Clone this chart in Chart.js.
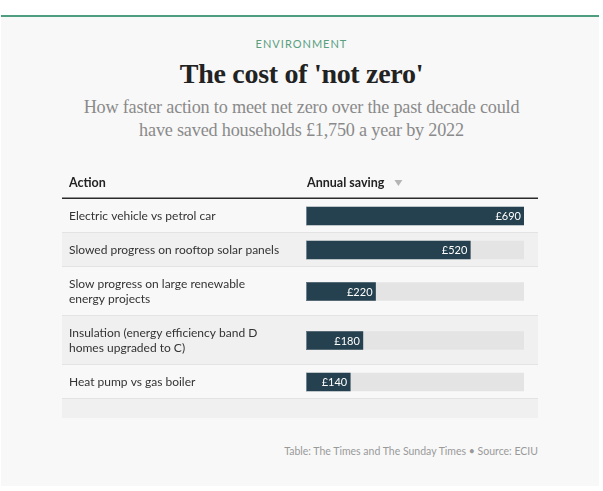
<!DOCTYPE html>
<html>
<head>
<meta charset="utf-8">
<script src="https://cdn.jsdelivr.net/npm/chart.js@4"></script>
<style>
  body { margin: 0; background: #fff; width: 603px; height: 491px; overflow: hidden; position: relative; font-family: Lato, sans-serif; }
  #panel { position: absolute; left: 1px; top: 15px; width: 598px; height: 469px; background: #f8f8f8; border-top: 2px solid #4f9e80; }
  .c { position: absolute; left: 0; width: 603px; text-align: center; }
  #kicker { top: 37px; font-size: 11px; letter-spacing: 1px; color: #5a9f80; }
  #title { top: 58px; font-family: "Liberation Serif", serif; font-weight: bold; font-size: 28px; color: #222; letter-spacing: -0.3px; }
  #sub { top: 96px; font-family: "Liberation Serif", serif; font-size: 18.2px; line-height: 23px; color: #8a8a8a; letter-spacing: -0.2px; }
  #foot { position: absolute; top: 445px; right: 65px; font-size: 10.5px; color: #9a9a9a; letter-spacing: 0px; }
  #wrap { position: absolute; left: 62px; top: 165px; width: 476px; height: 260px; }
</style>
</head>
<body>
<div id="panel"></div>
<div class="c" id="kicker">ENVIRONMENT</div>
<div class="c" id="title">The cost of 'not zero'</div>
<div class="c" id="sub">How faster action to meet net zero over the past decade could<br>have saved households £1,750 a year by 2022</div>
<div id="wrap"><canvas id="chart"></canvas></div>
<div id="foot">Table: The Times and The Sunday Times • Source: ECIU</div>
<script>
// DATA
const actions = [
  ['Electric vehicle vs petrol car'],
  ['Slowed progress on rooftop solar panels'],
  ['Slow progress on large renewable', 'energy projects'],
  ['Insulation (energy efficiency band D', 'homes upgraded to C)'],
  ['Heat pump vs gas boiler']
];
const savings = [690, 520, 220, 180, 140];
const headers = ['Action', 'Annual saving'];

// row layout (px units on the y scale), taller rows for wrapped labels
const lineH = 15;
const emptyRow = 19;
let rowHeights = actions.map(a => 19 + lineH * a.length);
let rowTops = [];
let acc = 0;
rowHeights.forEach(h => { rowTops.push(acc); acc += h; });
let rowCenters = rowTops.map((t, i) => t + rowHeights[i] / 2);
let totalH = acc + emptyRow;

let maxSaving = Math.max(...savings);
let labelX = 7;

let tablePlugin = {
  id: 'tablePlugin',
  beforeDatasetsDraw(chart) {
    let ctx = chart.ctx;
    let y = chart.scales.y;
    let w = chart.width;
    let area = chart.chartArea;
    ctx.save();
    let tops = rowTops.concat([acc]);
    let hs = rowHeights.concat([emptyRow]);
    tops.forEach((t, i) => {
      let y0 = y.getPixelForValue(t);
      let y1 = y.getPixelForValue(t + hs[i]);
      ctx.fillStyle = i % 2 ? '#f0f0f0' : '#f8f8f8';
      ctx.fillRect(0, y0, w, y1 - y0);
      if (i > 0) {
        ctx.fillStyle = '#e3e3e3';
        ctx.fillRect(0, y0 - 1, w, 1);
      }
    });
    // header line
    ctx.fillStyle = '#2a2a2a';
    ctx.fillRect(0, y.getPixelForValue(0) - 1.5, w, 1.5);

    // header text
    ctx.font = 'bold 12.5px Lato';
    ctx.fillStyle = '#222';
    ctx.textBaseline = 'middle';
    ctx.textAlign = 'left';
    let hy = y.getPixelForValue(0) - 16;
    ctx.fillText(headers[0], labelX, hy);
    ctx.fillText(headers[1], area.left + 1, hy);
    let tx = area.left + 1 + ctx.measureText(headers[1]).width + 10;
    ctx.fillStyle = '#b5b5b5';
    ctx.beginPath();
    ctx.moveTo(tx, hy - 3);
    ctx.lineTo(tx + 8, hy - 3);
    ctx.lineTo(tx + 4, hy + 3);
    ctx.closePath();
    ctx.fill();

    // row labels
    ctx.font = '12px Lato';
    ctx.fillStyle = '#333';
    actions.forEach((lines, i) => {
      let cy = y.getPixelForValue(rowCenters[i]);
      lines.forEach((ln, k) => {
        ctx.fillText(ln, labelX, cy + (k - (lines.length - 1) / 2) * lineH);
      });
    });
    ctx.restore();
  },
  afterDatasetsDraw(chart) {
    let ctx = chart.ctx;
    let meta = chart.getDatasetMeta(0);
    ctx.save();
    ctx.font = '11px Lato';
    ctx.textAlign = 'right';
    ctx.textBaseline = 'middle';
    meta.data.forEach((bar, i) => {
      ctx.fillStyle = '#fff';
      ctx.fillText('£' + savings[i], bar.x - 3, bar.y + 0.5);
      ctx.fillStyle = '#6f8590';
      ctx.fillRect(bar.base, bar.y - 9, 1, 18);
    });
    ctx.restore();
  }
};

let chart = new Chart(document.querySelector('#chart'), {
  type: 'bar',
  data: {
    datasets: [{
      data: savings.map((v, i) => ({ x: v, y: rowCenters[i] })),
      backgroundColor: '#25404e',
      barThickness: 18,
      grouped: false
    }, {
      data: savings.map((v, i) => ({ x: maxSaving, y: rowCenters[i] })),
      backgroundColor: '#e4e4e4',
      barThickness: 18,
      grouped: false
    }]
  },
  options: {
    indexAxis: 'y',
    responsive: true,
    maintainAspectRatio: false,
    animation: false,
    layout: { padding: { left: 244, right: 14, top: 34, bottom: 7 } },
    plugins: { legend: { display: false }, tooltip: { enabled: false } },
    scales: {
      x: { type: 'linear', display: false, min: 0, max: maxSaving },
      y: { type: 'linear', display: false, offset: false, reverse: true, min: 0, max: totalH }
    }
  },
  plugins: [tablePlugin]
});
</script>
</body>
</html>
------
▶ **Task description**:
Copy out all of the data word for word. Do not carry over any picture.

▶ **Task answer**:
Clone this chart in Chart.js.
<!DOCTYPE html>
<html>
<head>
<meta charset="utf-8">
<script src="https://cdn.jsdelivr.net/npm/chart.js@4"></script>
<style>
  body { margin: 0; background: #fff; width: 603px; height: 491px; overflow: hidden; position: relative; font-family: Lato, sans-serif; }
  #panel { position: absolute; left: 1px; top: 15px; width: 598px; height: 469px; background: #f8f8f8; border-top: 2px solid #4f9e80; }
  .c { position: absolute; left: 0; width: 603px; text-align: center; }
  #kicker { top: 37px; font-size: 11px; letter-spacing: 1px; color: #5a9f80; }
  #title { top: 58px; font-family: "Liberation Serif", serif; font-weight: bold; font-size: 28px; color: #222; letter-spacing: -0.3px; }
  #sub { top: 96px; font-family: "Liberation Serif", serif; font-size: 18.2px; line-height: 23px; color: #8a8a8a; letter-spacing: -0.2px; }
  #foot { position: absolute; top: 445px; right: 65px; font-size: 10.5px; color: #9a9a9a; letter-spacing: 0px; }
  #wrap { position: absolute; left: 62px; top: 165px; width: 476px; height: 260px; }
</style>
</head>
<body>
<div id="panel"></div>
<div class="c" id="kicker">ENVIRONMENT</div>
<div class="c" id="title">The cost of 'not zero'</div>
<div class="c" id="sub">How faster action to meet net zero over the past decade could<br>have saved households £1,750 a year by 2022</div>
<div id="wrap"><canvas id="chart"></canvas></div>
<div id="foot">Table: The Times and The Sunday Times • Source: ECIU</div>
<script>
// DATA
const actions = [
  ['Electric vehicle vs petrol car'],
  ['Slowed progress on rooftop solar panels'],
  ['Slow progress on large renewable', 'energy projects'],
  ['Insulation (energy efficiency band D', 'homes upgraded to C)'],
  ['Heat pump vs gas boiler']
];
const savings = [690, 520, 220, 180, 140];
const headers = ['Action', 'Annual saving'];

// row layout (px units on the y scale), taller rows for wrapped labels
const lineH = 15;
const emptyRow = 19;
let rowHeights = actions.map(a => 19 + lineH * a.length);
let rowTops = [];
let acc = 0;
rowHeights.forEach(h => { rowTops.push(acc); acc += h; });
let rowCenters = rowTops.map((t, i) => t + rowHeights[i] / 2);
let totalH = acc + emptyRow;

let maxSaving = Math.max(...savings);
let labelX = 7;

let tablePlugin = {
  id: 'tablePlugin',
  beforeDatasetsDraw(chart) {
    let ctx = chart.ctx;
    let y = chart.scales.y;
    let w = chart.width;
    let area = chart.chartArea;
    ctx.save();
    let tops = rowTops.concat([acc]);
    let hs = rowHeights.concat([emptyRow]);
    tops.forEach((t, i) => {
      let y0 = y.getPixelForValue(t);
      let y1 = y.getPixelForValue(t + hs[i]);
      ctx.fillStyle = i % 2 ? '#f0f0f0' : '#f8f8f8';
      ctx.fillRect(0, y0, w, y1 - y0);
      if (i > 0) {
        ctx.fillStyle = '#e3e3e3';
        ctx.fillRect(0, y0 - 1, w, 1);
      }
    });
    // header line
    ctx.fillStyle = '#2a2a2a';
    ctx.fillRect(0, y.getPixelForValue(0) - 1.5, w, 1.5);

    // header text
    ctx.font = 'bold 12.5px Lato';
    ctx.fillStyle = '#222';
    ctx.textBaseline = 'middle';
    ctx.textAlign = 'left';
    let hy = y.getPixelForValue(0) - 16;
    ctx.fillText(headers[0], labelX, hy);
    ctx.fillText(headers[1], area.left + 1, hy);
    let tx = area.left + 1 + ctx.measureText(headers[1]).width + 10;
    ctx.fillStyle = '#b5b5b5';
    ctx.beginPath();
    ctx.moveTo(tx, hy - 3);
    ctx.lineTo(tx + 8, hy - 3);
    ctx.lineTo(tx + 4, hy + 3);
    ctx.closePath();
    ctx.fill();

    // row labels
    ctx.font = '12px Lato';
    ctx.fillStyle = '#333';
    actions.forEach((lines, i) => {
      let cy = y.getPixelForValue(rowCenters[i]);
      lines.forEach((ln, k) => {
        ctx.fillText(ln, labelX, cy + (k - (lines.length - 1) / 2) * lineH);
      });
    });
    ctx.restore();
  },
  afterDatasetsDraw(chart) {
    let ctx = chart.ctx;
    let meta = chart.getDatasetMeta(0);
    ctx.save();
    ctx.font = '11px Lato';
    ctx.textAlign = 'right';
    ctx.textBaseline = 'middle';
    meta.data.forEach((bar, i) => {
      ctx.fillStyle = '#fff';
      ctx.fillText('£' + savings[i], bar.x - 3, bar.y + 0.5);
      ctx.fillStyle = '#6f8590';
      ctx.fillRect(bar.base, bar.y - 9, 1, 18);
    });
    ctx.restore();
  }
};

let chart = new Chart(document.querySelector('#chart'), {
  type: 'bar',
  data: {
    datasets: [{
      data: savings.map((v, i) => ({ x: v, y: rowCenters[i] })),
      backgroundColor: '#25404e',
      barThickness: 18,
      grouped: false
    }, {
      data: savings.map((v, i) => ({ x: maxSaving, y: rowCenters[i] })),
      backgroundColor: '#e4e4e4',
      barThickness: 18,
      grouped: false
    }]
  },
  options: {
    indexAxis: 'y',
    responsive: true,
    maintainAspectRatio: false,
    animation: false,
    layout: { padding: { left: 244, right: 14, top: 34, bottom: 7 } },
    plugins: { legend: { display: false }, tooltip: { enabled: false } },
    scales: {
      x: { type: 'linear', display: false, min: 0, max: maxSaving },
      y: { type: 'linear', display: false, offset: false, reverse: true, min: 0, max: totalH }
    }
  },
  plugins: [tablePlugin]
});
</script>
</body>
</html>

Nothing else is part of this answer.